Well Child Care 4 Months

Your baby should still be taking breast milk or infant formula. Most formula-fed babies now take about 6 to 7 ounces every 4 to 5 hours. If you give your baby breast milk, you might want to feed your baby an occasional bottle with pumped milk or commercial formula. Then your baby will learn another way to drink milk and other people can enjoy feeding your baby. Some babies are now ready to start cereal. A baby is ready for cereal when he is able to hold his head up enough to eat from a spoon. Use a spoon to feed your baby cereal, not a bottle or an infant feeder. Sitting up while eating helps your baby learn good eating habits. When you start cereal, start with rice cereal mixed with breast milk or formula so that it has a pea soup consistency.
Pureed fruits and vegetables can also be started between 4 and 6 months. Start a new food no more often than every 3 days to make sure your baby is not allergic to the new food.
Babies will respond gleefully when they see a bottle, but don’t give your baby a bottle just to quiet him when he really isn’t hungry. Babies who spend too much time with a bottle in their mouth start to use the bottle as a security object, which makes weaning more difficult. They are also more likely to have ear infections and tooth decay problems. Find another security object like a stuffed animal or a blanket.
Babies are starting to roll over from stomach to back. In order to encourage this your baby will need lots of tummy time (when your baby is both awake and with an adult).  Tummy time also decreases the likelihood that the back of your baby’s head will become flattened.
Your baby’s voice may become louder. He may squeal when happy or cry when he wants food or to be held. In both cases, gentle, soothing voices are the best way to calm your baby. Babies at this age enjoy toys that make noise when shaken.

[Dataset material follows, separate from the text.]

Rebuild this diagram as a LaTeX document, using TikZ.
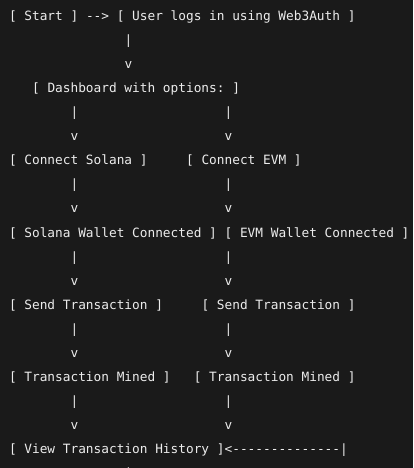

It is normal for babies to cry.
Many babies are sleeping through the night by 4 months of age and will also nap 4 to 6 hours during the daytime. If your baby’s sleeping patterns are very different than this you may want to ask your doctor for ideas about ways to keep your baby alert and awake during the day and sound asleep at night. Remember to place your baby in bed on her back, NOT the side or tummy.
Reading and Electronic Media
As the baby gets older, read to her every day. Choose books that are durable (cloth or board books). Pick books with bright colors and large simple pictures. Never prop your baby in front of a television.
Your baby may begin teething.  A teething ring may be useful if you believe your baby is in pain.
Safety Tips
All parents, caregivers and babysitters should be certified in CPR every two years.  Your local hospital may have a class available.
Choking and Suffocation
·         Remove hanging mobiles or toys before the baby can reach them.
·         Keep cords, ropes, or strings away from your baby, especially near the crib. Ropes and strings around the baby’s neck can choke him.
·         Keep plastic bags and balloons out of reach.
·         Use only unbreakable toys without sharp edges or small parts that can come loose.
Fires and Burns
·         Never eat, drink, or carry anything hot near the baby or while you are holding the baby.
·         Turn down your water heater to 120°F (50°C).
·         Check your smoke and carbon monoxide detectors to make sure they work.
·         Check formula temperature carefully. Formula should be warm or cool to the touch.
·         Never leave the baby alone on a high place.
·         Keep crib and playpen sides up.
·         Do not put your baby in a walker.
Car Safety
·         Use an approved infant car seat correctly in the back seat.
·         Never leave your baby alone in a car.
·         Wear your safety belt.
·         Children who live in a house where someone smokes have more respiratory infections. Their symptoms are also more severe and last longer than those of children who live in a smoke-free home.
·         If you smoke, set a quit date and stop. Set a good example for your child. If you cannot quit, do NOT smoke in the house or near children.
Babies cannot receive flu vaccinations (also called influenza) until 6 months of age.  If your baby cannot be protected against the flu, make sure all family members and close contacts get flu vaccines.Vaccines can be combined to reduce the total number of shots for your baby.
Your baby may run a fever and be irritable for about 1 day after the shots. Your baby may also have some soreness, redness, and swelling where the shots were given.
You may give acetaminophen drops in the appropriate dose to prevent the fever and irritability. For swelling or soreness, put a wet, warm washcloth on the area of the shots as often and as long as needed for comfort.
Call your child’s pediatrician if your child has a rash or any reaction other than fever and mild irritability or your child has a fever that lasts more than 36 hours.